O retorno do reprimido, uma lei da psicanálise é, hoje, para o melhor pensamento contemporâneo, uma lei histórica, a fornecer continuamente as suas provas. O trabalho incessante do inconsciente coletivo aflora à superfície, em termo de ação, seja em fatos e acontecimentos, que rompem as barreiras do previsível. Mais uma vez, a criação pura, que é o real, surpreende o cálculo, o computadorizável, arrancando um alimento aparentemente improvável, mas efetivo, dos recessos mais obscuros da psiquê. O retorno do reprimido manifesta na superfície pública, no plano político: o confronto dos “sem terra” com os fazendeiros, a reforma agrária, o salário baixo e a falta de estímulo dos professores, a onda de greves, a agitação da população pela desigualdade social... O reprimido reivindica os seus direitos, transfigurado pela própria repressão que o silenciou. O famoso desenvolvimento histórico é pluridimensional, em vários níveis, quer dizer, imprevisível.
A impotência final das tentativas de controle absoluto, por mais violentas ou cruéis nos seus métodos, perde suas máscaras. Da história pública, cristalizada nos meios de comunicação de massa, para a história secreta, interna, que determina - em última análise - o comportamento dos homens numa civilização que arrebenta aos poucos. A verdade é que por maiores, mais persistentes ou obstinados os nossos esforços por adaptação às codificações, por ajustamento generalizado, o trabalho incessante e secreto entra em erupção.
Os sinais externos já são visíveis a olho nu: aguçamento inevitável das contradições, deterioração sem remédio dos velhos costumes, desorientação, dispersiva ansiedade e - portanto - reiterando promessas de um Apocalipse.
A cultura do medo, do consumismo desenfreado e a falta de engajamento impregnaram nosso pensamento científico e nossa orgulhosa razão, dos quais somos meros espectadores de um espetáculo podre, bárbaro e sem graça.

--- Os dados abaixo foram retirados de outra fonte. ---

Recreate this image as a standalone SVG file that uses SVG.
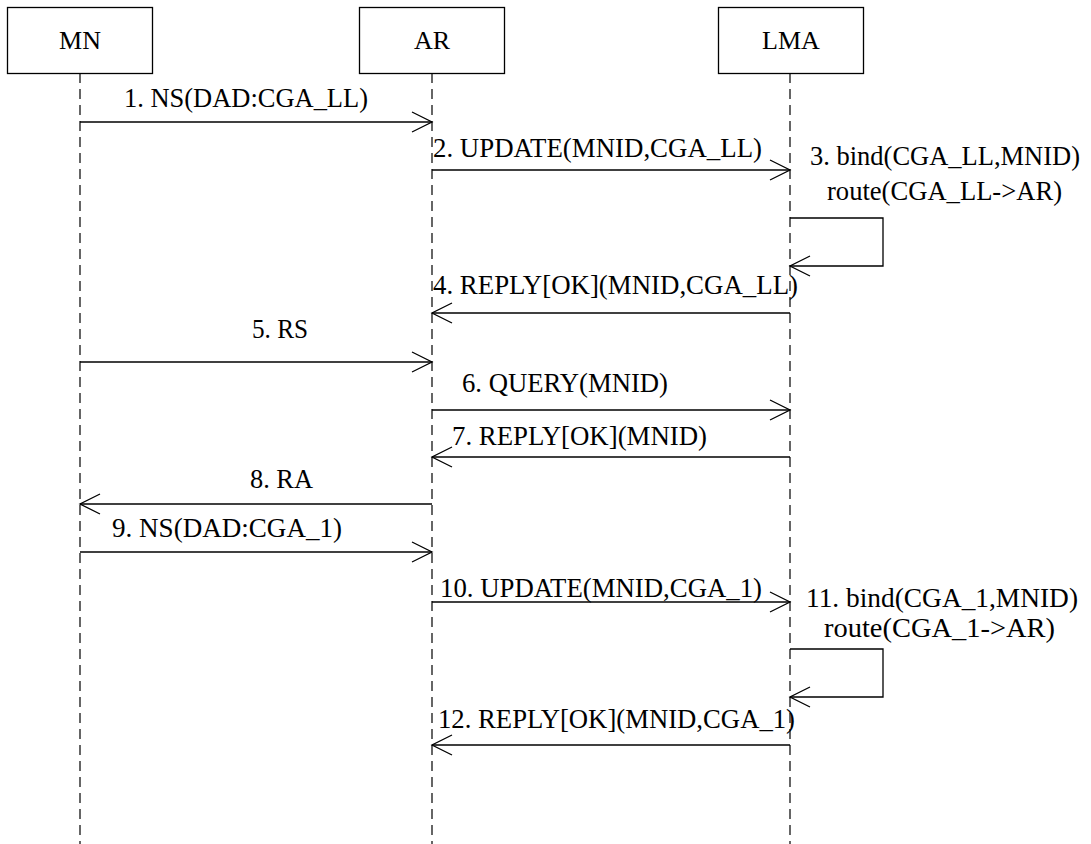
<svg xmlns="http://www.w3.org/2000/svg" width="1091" height="844" viewBox="0 0 1091 844">
<defs>
<marker id="open" markerUnits="userSpaceOnUse" markerWidth="24" markerHeight="24" viewBox="-22 -12 24 24" refX="0" refY="0" orient="auto">
<path d="M-20,-10 L0,0 L-20,10" fill="none" stroke="#000" stroke-width="1.3"/>
</marker>
<style>
.box{fill:#fff;stroke:#000;stroke-width:1.3}
.life{stroke:#000;stroke-width:1.2;stroke-dasharray:10,6;fill:none}
.msg{stroke:#000;stroke-width:1.3;fill:none;marker-end:url(#open)}
.t{font-family:"Liberation Serif","Times New Roman",serif;font-size:28px;fill:#000}
.s{font-size:27px}
.h{font-family:"Liberation Serif","Times New Roman",serif;font-size:26px;fill:#000;text-anchor:middle}
</style>
</defs>
<rect width="1091" height="844" fill="#fff"/>
<g id="lifelines">
<line class="life" x1="80" y1="73" x2="80" y2="844"/>
<line class="life" x1="432" y1="73" x2="432" y2="844"/>
<line class="life" x1="790" y1="73" x2="790" y2="844"/>
</g>
<g id="node-MN">
<rect class="box" x="7.5" y="7.5" width="145" height="66"/>
<text class="h" x="80" y="49">MN</text>
</g>
<g id="node-AR">
<rect class="box" x="359.5" y="7.5" width="145" height="66"/>
<text class="h" x="432" y="49">AR</text>
</g>
<g id="node-LMA">
<rect class="box" x="718.5" y="7.5" width="145" height="66"/>
<text class="h" x="791" y="49">LMA</text>
</g>
<g id="connectors">
<line class="msg" x1="80" y1="122" x2="432" y2="122"/>
<line class="msg" x1="432" y1="170" x2="790" y2="170"/>
<polyline class="msg" points="790,218 883,218 883,266 790,266"/>
<line class="msg" x1="790" y1="313" x2="432" y2="313"/>
<line class="msg" x1="80" y1="362" x2="432" y2="362"/>
<line class="msg" x1="432" y1="410" x2="790" y2="410"/>
<line class="msg" x1="790" y1="457" x2="432" y2="457"/>
<line class="msg" x1="432" y1="504" x2="80" y2="504"/>
<line class="msg" x1="80" y1="552" x2="432" y2="552"/>
<line class="msg" x1="432" y1="602" x2="790" y2="602"/>
<polyline class="msg" points="790,649 883,649 883,697 790,697"/>
<line class="msg" x1="790" y1="745" x2="432" y2="745"/>
</g>
<g id="labels">
<text class="t" x="124" y="107" textLength="244" lengthAdjust="spacingAndGlyphs">1. NS(DAD:CGA_LL)</text>
<text class="t" x="433" y="157" textLength="329" lengthAdjust="spacingAndGlyphs">2. UPDATE(MNID,CGA_LL)</text>
<text class="t s" x="810" y="165" textLength="270" lengthAdjust="spacingAndGlyphs">3. bind(CGA_LL,MNID)</text>
<text class="t s" x="827" y="200" textLength="235" lengthAdjust="spacingAndGlyphs">route(CGA_LL-&gt;AR)</text>
<text class="t" x="433" y="294" textLength="365" lengthAdjust="spacingAndGlyphs">4. REPLY[OK](MNID,CGA_LL)</text>
<text class="t" x="252" y="338" textLength="56" lengthAdjust="spacingAndGlyphs">5. RS</text>
<text class="t" x="462" y="392" textLength="206" lengthAdjust="spacingAndGlyphs">6. QUERY(MNID)</text>
<text class="t" x="452" y="445" textLength="255" lengthAdjust="spacingAndGlyphs">7. REPLY[OK](MNID)</text>
<text class="t" x="250" y="488" textLength="63" lengthAdjust="spacingAndGlyphs">8. RA</text>
<text class="t" x="112" y="537" textLength="230" lengthAdjust="spacingAndGlyphs">9. NS(DAD:CGA_1)</text>
<text class="t" x="440" y="597" textLength="322" lengthAdjust="spacingAndGlyphs">10. UPDATE(MNID,CGA_1)</text>
<text class="t" x="806" y="607" textLength="272" lengthAdjust="spacingAndGlyphs">11. bind(CGA_1,MNID)</text>
<text class="t" x="824" y="637" textLength="231" lengthAdjust="spacingAndGlyphs">route(CGA_1-&gt;AR)</text>
<text class="t" x="438" y="728" textLength="357" lengthAdjust="spacingAndGlyphs">12. REPLY[OK](MNID,CGA_1)</text>
</g>
</svg>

Hoje, sentimo-nos impotentes e insatisfeitos diante da situação. É uma verdade, encare de frente, uma cultura concebida sem bases ou objetivos. A corrente da consciência aduba o terreno para um novo estilo de pensar, ajustando a própria mente e o coração à mais estrita, genuína realidade – única maneira de encarar a mediocridade, a miséria, ao extremo do capitalismo selvagem e responder, de maneira adequada aos seus desafios. Norman Brown diz que o verdadeiro Apocalipse, de que tanto falam, é mental.
Paramos o mundo, deixamos que ele se desmanche, na cabeça. É a mente que revoluciona a chamada realidade concreta - social, econômica e política - até que floresça em ação criadora ou comportamento artístico. Todos os indícios apontam para uma fase histórica, de transição, de profundas modificações em todos os níveis de nossa experiência comum. O fato é que não podemos viver para sempre do mesmo jeito. A natureza do mundo é ser eternamente incompleta e, portanto, puro movimento e transformação.